Correlation and process inference — Moves 3 and 6, Claim 7.
- git diffcore-rename: exact content-hash pass first (free), bounded
similarity-matrix pass second, hard cap on the quadratic stage
(
diff.renameLimit). Validates binoc's exact-before-fuzzy ordering and the 400 cap as the standard structure, not an ad-hoc bound. - GumTree: greedy top-down matching of identical subtrees, then bottom-up container matching by descendant-overlap (dice ≥ 0.5), then derive the edit script. The framing worth stealing: the mapping between trees is the artifact; the edit script is derived from it — which maps cleanly onto facts-in-IR / judgments-in-renderer and may be the principled answer to Claim 1's nodes-vs-tags tension.

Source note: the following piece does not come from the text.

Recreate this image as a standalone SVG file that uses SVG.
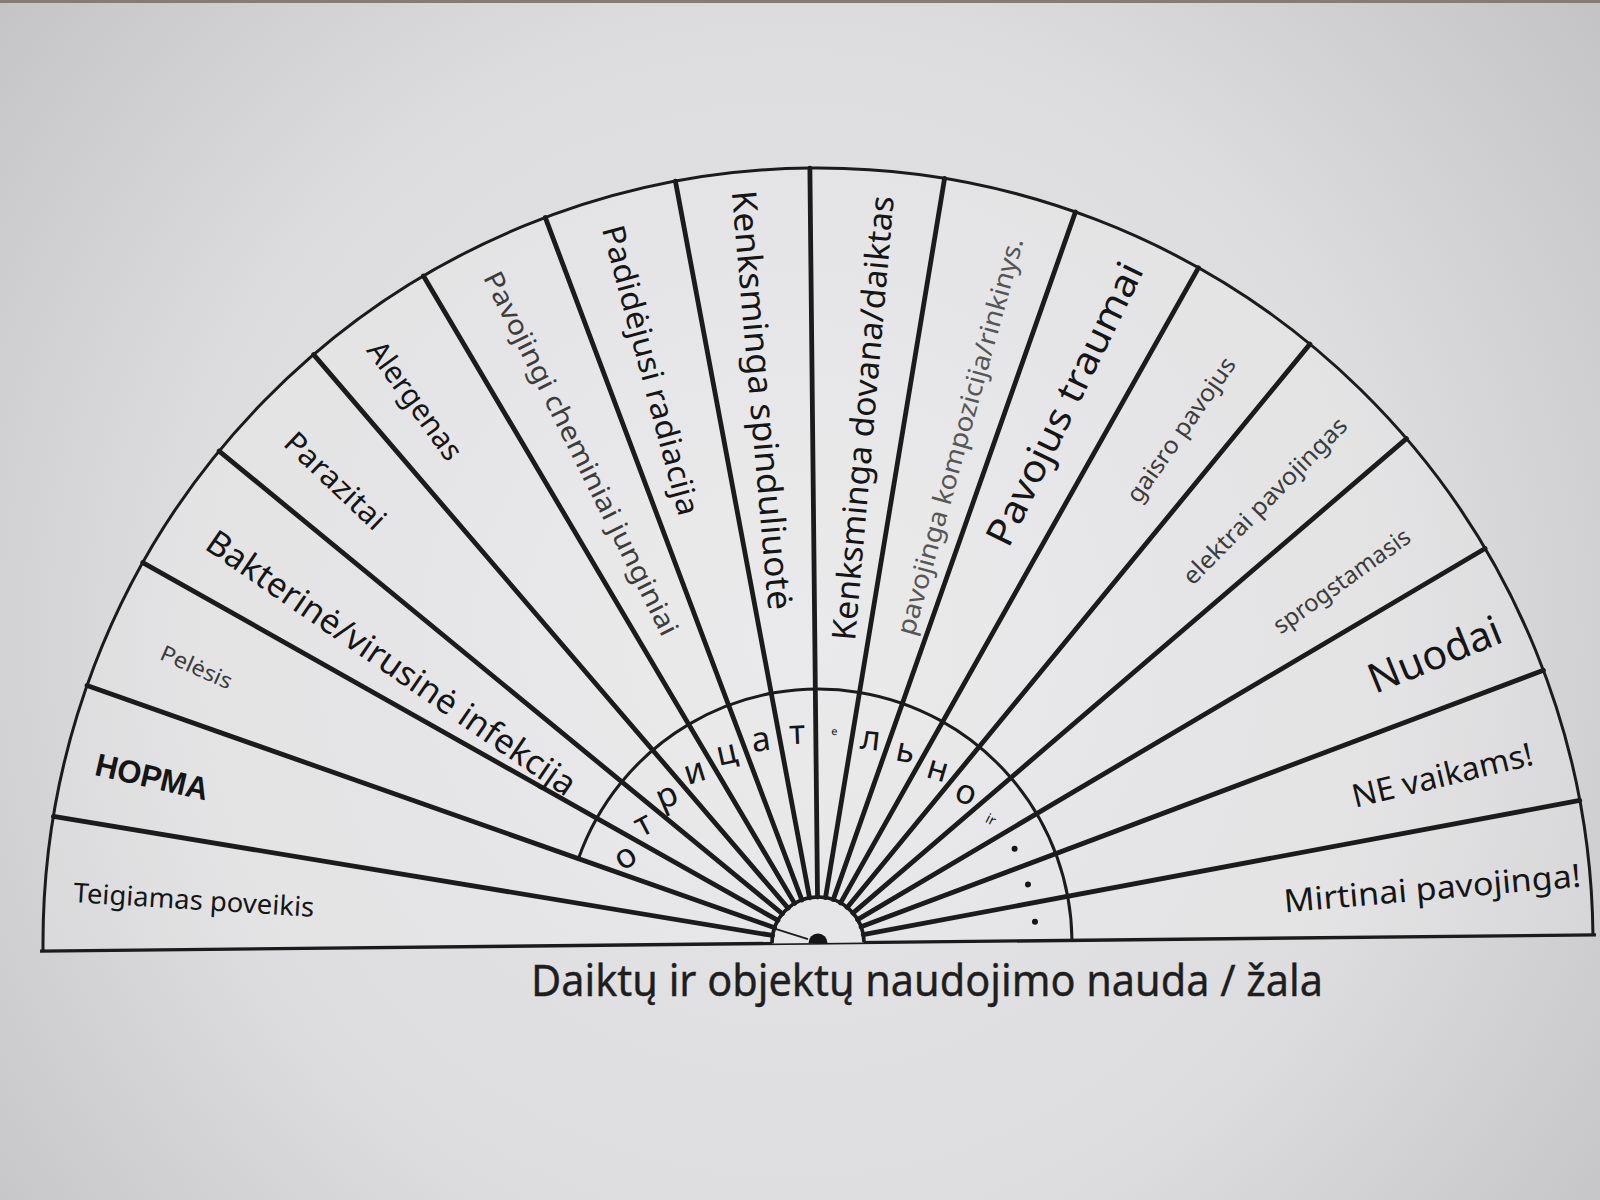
<svg xmlns="http://www.w3.org/2000/svg" width="1600" height="1200" viewBox="0 0 1600 1200">
<defs>
<radialGradient id="bg" cx="790" cy="640" r="1020" gradientUnits="userSpaceOnUse">
<stop offset="0" stop-color="#e6e6e8"/>
<stop offset="0.6" stop-color="#dddddf"/>
<stop offset="1" stop-color="#c4c3c6"/>
</radialGradient>
<style>
.lbl{font-family:"Noto Sans","DejaVu Sans",sans-serif;text-anchor:middle;dominant-baseline:central;fill:#151515}
.gray{fill:#3c3c3c}
.ring{font-family:"Noto Sans","DejaVu Sans",sans-serif;text-anchor:middle;dominant-baseline:central;fill:#151515;font-size:34px}
.div{stroke:#1b1b1b;stroke-width:4.8;stroke-linecap:round;fill:none}
.arc{stroke:#1b1b1b;stroke-width:3;fill:none}
</style>
</defs>
<rect x="0" y="0" width="1600" height="1200" fill="url(#bg)"/>
<rect x="0" y="0" width="1600" height="3" fill="#857d74"/>

<g id="fan" transform="translate(818 943) rotate(-0.6)">
<path d="M -775 0 A 775 775 0 0 1 775 0 Z" fill="#ffffff" fill-opacity="0.18"/>
</g>

<g id="connectors" transform="translate(818 943) rotate(-0.6)">
<path class="arc" d="M -775 0 A 775 775 0 0 1 775 0"/>
<line x1="-778" y1="0" x2="778" y2="0" stroke="#1b1b1b" stroke-width="3.4"/>
<path class="arc" d="M -238.68 -86.87 A 254 254 0 0 1 254 0"/>
<path d="M -46 0 A 46 46 0 0 1 46 0" stroke="#1b1b1b" stroke-width="3.6" fill="#e6e6e8"/>
<path class="div" d="M -45.30 -7.99 L -763.23 -134.58"/>
<path class="div" d="M -43.23 -15.73 L -728.26 -265.07"/>
<path class="div" d="M -39.84 -23 L -671.17 -387.5"/>
<path class="div" d="M -35.24 -29.57 L -593.68 -498.16"/>
<path class="div" d="M -29.57 -35.24 L -498.16 -593.68"/>
<path class="div" d="M -23 -39.84 L -387.5 -671.17"/>
<path class="div" d="M -15.73 -43.23 L -265.07 -728.26"/>
<path class="div" d="M -7.99 -45.30 L -134.58 -763.23"/>
<path class="div" d="M 0 -46 L 0 -775"/>
<path class="div" d="M 7.99 -45.30 L 134.58 -763.23"/>
<path class="div" d="M 15.73 -43.23 L 265.07 -728.26"/>
<path class="div" d="M 23 -39.84 L 387.5 -671.17"/>
<path class="div" d="M 29.57 -35.24 L 498.16 -593.68"/>
<path class="div" d="M 35.24 -29.57 L 593.68 -498.16"/>
<path class="div" d="M 39.84 -23 L 671.17 -387.5"/>
<path class="div" d="M 43.23 -15.73 L 728.26 -265.07"/>
<path class="div" d="M 45.30 -7.99 L 763.23 -134.58"/>
<line x1="-44" y1="-15" x2="-10" y2="-4" stroke="#1b1b1b" stroke-width="1.8"/>
<path d="M -9.5 0 A 9.5 9.5 0 0 1 9.5 0 Z" fill="#151515"/>
</g>

<g id="s01"><text class="lbl" font-size="27" textLength="241" lengthAdjust="spacingAndGlyphs" transform="translate(194 899) rotate(3.5)">Teigiamas poveikis</text></g>
<g id="s02"><text class="lbl" font-weight="bold" font-size="32" textLength="115" lengthAdjust="spacingAndGlyphs" style="font-family:'Liberation Sans',Arial,sans-serif" transform="translate(152 777) rotate(13)">НОРМА</text></g>
<g id="s03"><text class="lbl gray" font-size="22" textLength="76" lengthAdjust="spacingAndGlyphs" transform="translate(197 666) rotate(24)">Pelėsis</text></g>
<g id="s04"><text class="lbl" font-size="34" textLength="440" lengthAdjust="spacingAndGlyphs" transform="translate(392 662) rotate(34.5)">Bakterinė/virusinė infekcija</text></g>
<g id="s05"><text class="lbl" font-size="30" textLength="127" lengthAdjust="spacingAndGlyphs" transform="translate(336 480) rotate(43.5)">Parazitai</text></g>
<g id="s06"><text class="lbl" font-size="30" textLength="139" lengthAdjust="spacingAndGlyphs" transform="translate(416 400) rotate(54)">Alergenas</text></g>
<g id="s07"><text class="lbl gray" font-size="27" textLength="403" lengthAdjust="spacingAndGlyphs" transform="translate(582 453) rotate(63.5)">Pavojingi cheminiai junginiai</text></g>
<g id="s08"><text class="lbl" font-size="31" textLength="299" lengthAdjust="spacingAndGlyphs" transform="translate(652 370) rotate(75)">Padidėjusi radiacija</text></g>
<g id="s09"><text class="lbl" font-size="34" textLength="421" lengthAdjust="spacingAndGlyphs" transform="translate(763 400) rotate(85)">Kenksminga spinduliuotė</text></g>
<g id="s10"><text class="lbl" font-size="33" textLength="446" lengthAdjust="spacingAndGlyphs" transform="translate(862 418) rotate(-85)">Kenksminga dovana/daiktas</text></g>
<g id="s11"><text class="lbl" font-size="26" textLength="411" lengthAdjust="spacingAndGlyphs" style="fill:#565656" transform="translate(959 436) rotate(-74.5)">pavojinga kompozicija/rinkinys.</text></g>
<g id="s12"><text class="lbl" font-size="38" textLength="310" lengthAdjust="spacingAndGlyphs" transform="translate(1063 403) rotate(-64)">Pavojus traumai</text></g>
<g id="s13"><text class="lbl gray" font-size="24" textLength="171" lengthAdjust="spacingAndGlyphs" transform="translate(1180 429) rotate(-55)">gaisro pavojus</text></g>
<g id="s14"><text class="lbl gray" font-size="24" textLength="223" lengthAdjust="spacingAndGlyphs" transform="translate(1264 500) rotate(-45.5)">elektrai pavojingas</text></g>
<g id="s15"><text class="lbl gray" font-size="24" textLength="162" lengthAdjust="spacingAndGlyphs" transform="translate(1341 580) rotate(-35.5)">sprogstamasis</text></g>
<g id="s16"><text class="lbl" font-size="41" textLength="140" lengthAdjust="spacingAndGlyphs" transform="translate(1434 653) rotate(-22)">Nuodai</text></g>
<g id="s17"><text class="lbl" font-size="32" textLength="185" lengthAdjust="spacingAndGlyphs" transform="translate(1442 774) rotate(-13.5)">NE vaikams!</text></g>
<g id="s18"><text class="lbl" font-size="32" textLength="298" lengthAdjust="spacingAndGlyphs" transform="translate(1432 887) rotate(-5)">Mirtinai pavojinga!</text></g>

<g id="ring-word" transform="translate(818 943) rotate(-0.6)">
<text class="ring" transform="translate(-193 -90) rotate(-32)">о</text>
<text class="ring" transform="translate(-174.5 -122.2) rotate(-27)">т</text>
<text class="ring" transform="translate(-150.6 -150.6) rotate(-22)">р</text>
<text class="ring" transform="translate(-122.2 -174.5) rotate(-17)">и</text>
<text class="ring" transform="translate(-90 -193) rotate(-12)">ц</text>
<text class="ring" transform="translate(-55.1 -205.7) rotate(-7)">а</text>
<text class="ring" transform="translate(-18.6 -212.2) rotate(-2)">т</text>
<text class="ring" style="font-size:11px" transform="translate(18.6 -212.2) rotate(2)">е</text>
<text class="ring" transform="translate(55.1 -205.7) rotate(7)">л</text>
<text class="ring" transform="translate(90 -193) rotate(12)">ь</text>
<text class="ring" transform="translate(122.2 -174.5) rotate(17)">н</text>
<text class="ring" transform="translate(150.6 -150.6) rotate(22)">о</text>
<text class="ring" style="font-size:14px" transform="translate(174.5 -122.2) rotate(27)">ir</text>
<circle cx="197.6" cy="-92.1" r="3" fill="#151515"/>
<circle cx="210.6" cy="-56.4" r="3" fill="#151515"/>
<circle cx="217.2" cy="-19" r="3" fill="#151515"/>
</g>

<g id="title"><text x="927" y="979" font-family="Noto Sans, DejaVu Sans, sans-serif" font-size="44" text-anchor="middle" dominant-baseline="central" fill="#1e1e1e" stroke="#1e1e1e" stroke-width="0.4" textLength="792" lengthAdjust="spacingAndGlyphs">Daiktų ir objektų naudojimo nauda / žala</text></g>
</svg>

- The schema-diff family is the real "process inference" precedent: migra (deprecated; succeeded in spirit by Stripe's pg-schema-diff, which adds dependency-ordered, online-safe plans), Atlas (explicitly compiler-shaped: loaders → core schema model → per-dialect planners, plus lint/policy over the inferred plan — precedent for renderer-level judgments over inferred operations), skeema (deliberately refuses to guess renames — "don't infer processes you can't verify," worth making configurable per-judgment), and alembic autogenerate (docs say output "cannot be relied upon" without review — the honest framing: inferred process descriptions are drafts).
- Terraform plan: state diff classified into action sets via provider
schema metadata, and the
movedblock — when inference is impossible, the user declares the process and the engine consumes the declaration. Binoc's declared-correspondence config is the same move; the precedent says to extend it to every inference (column renames, key changes), not just file pairing. - Darcs/Pijul patch theory: the maximalist position — changes as first-class objects whose commutation determines reorderability. The transferable question: "do these two inferred operations commute?" as a test for when rule order can't matter.
- OpenRefine records operations as replayable JSON recipes — the inverse of inference, and the missing correctness test for Claim 7: if binoc's inferred processes ("find-replace sneakers→shoes") serialize to a replayable operation list, then apply to A, compare with B becomes mechanical verification that the inference is right.
Diagnostics — Move 9. SARIF 2.1.0 (OASIS standard; 2.2 still in
committee) is the established findings format: first-class plugin
attribution (tool.extensions), namespaced rules, fingerprint dedup,
argumented message strings, free GitHub code-scanning ingestion. Its
weakness for a diff tool: locations are single-artifact-version, while diff
findings are two-sided (workable via relatedLocations, but lossy). The
consonant shape: keep the native diagnostics channel as truth and ship a
SARIF exporter as one more renderer config — diagnostics become just
another o.
The cross-cutting pattern. Every mature hub examined — MLIR discardable attrs, pandoc Attr, Tika's metadata bag, GStreamer caps, LSP capabilities, GDAL capability flags — converges on the same triple: a small closed core + a namespaced open vocabulary + capability negotiation, so components declare what they understand rather than silently ignoring what they don't. Binoc has the first two. Negotiation — renderers and rule packs advertising which tag and artifact vocabularies they speak — is the recurring third leg it hasn't built, and the standard answer to the "unknown tag silently lands in Other Changes" class of failure.